Most of Clegg’s speech – about “diversifying” and “modernising” public services – was familiar, and his use of similar language has been questioned on ourKingdom before. However his claim that he would take a “hard line against blanket privatisation” was a significant revelation.

And here’s why. Just ten days on from Clegg’s speech, David Cameron wrote a piece in the Telegraph. In it, he explained how his government plans to implement privatisation on a level that even Margaret Thatcher on her wildest nights would never have imagined possible. “We will soon publish a White Paper setting out our approach to public service reform,” Cameron wrote. “It will put in place principles that will signal the decisive end of the old-fashioned, top-down, take-what-you're-given model of public services.”

Appearing to directly contradict the words of his deputy days earlier, what Cameron outlined was a radical picture of what can only be understood as blanket privatisation.
“The grip of state control will be released and power will be placed in people's hands,” Cameron asserted. “There will be more freedom, more choice and more local control.”

His words were chosen very carefully, with euphemism adopted to conceal the gravity of the plans. Instead of privatisation, he refers to “diversity”; and he makes no mention of capitalism or marketisation, rather “freedom”.

“[We have] a vision of open public services – and we will make it happen by advancing some key principles,” Cameron says. “The most important is the principle of diversity. We will create a new presumption … that public services should be open to a range of providers competing to offer a better service.”

At his summit speech days earlier, Clegg had said: “there will be no for-profit providers in our publicly funded schools system.” But not according to Cameron.

“Of course there are some areas – such as national security or the judiciary – where this wouldn't make sense,” Cameron says. “But everywhere else should be open to diversity; open to everyone who gets and values the importance of our public service ethos.”

The prime minister and his deputy, then, do not seem to share the same vision of the future under these plans. Clegg admits there will be privatisation, but not on the scale proposed by Cameron. And while the differences between the two are currently simmering under the surface, they will surely soon begin to boil.

In no uncertain terms, the Open Public Services white paper will, as it stands, tear down the last vestiges of the public sector. Almost everything will become fair game as the profit-driven interests of private enterprise gradually swallow up public services. With the implementation of market principles, services that ‘fail’ – including hospitals – could be made bankrupt. Oliver Huitson has argued elsewhere that the market relies upon such failure; it is simply an economic eventuality. Under similar plans, for instance, the government owned Forensic Science Service has already been made to close in 2012, as it runs at a cost not a profit.

David Cameron says that the coalition’s plans are not ideological. “We need a complete change,” he argues.
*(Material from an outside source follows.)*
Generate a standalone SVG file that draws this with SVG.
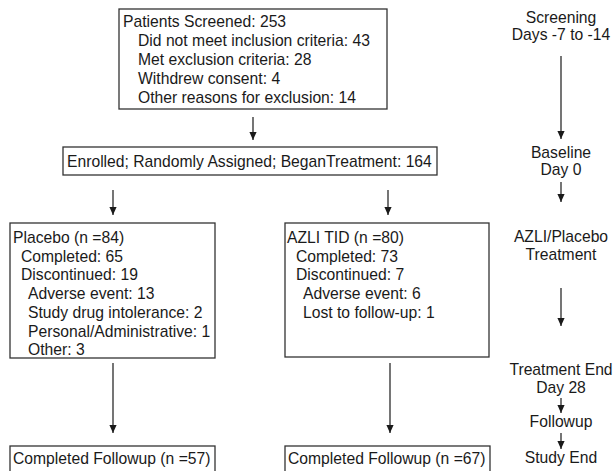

Yet as far back as 2006, doctors were asserting that they did not want to see more privatisation of the NHS in England. Since then widespread dissaproval has remained prevalent across the health sector, and as Allyson Pollock has recently noted, the BMA, the Royal College of Nursing and the NHS Confederation have all opposed the coalition's plans. Privatisation is “not in the best interests of the staff and patients," said Karen Reay of the Unite union last week. This government, however, does not appear to care – and neither is it willing to listen.

But amid the cacophony of voices shouting about the coalition's proposed reforms, cuts and all the other tumultuous changes rippling across the world at present, Clegg has offered a quiet assurance that he will “take a hard line against blanket privatisation.” This time, unlike his renege on tuition fees, he must stick to his word. If he is to retain the waning credibility of both himself and his party, he should now step out from behind Cameron’s shadow and oppose the changes proposed in this white paper. Because public services cannot be bought and sold; they are not commodities, they are necessities.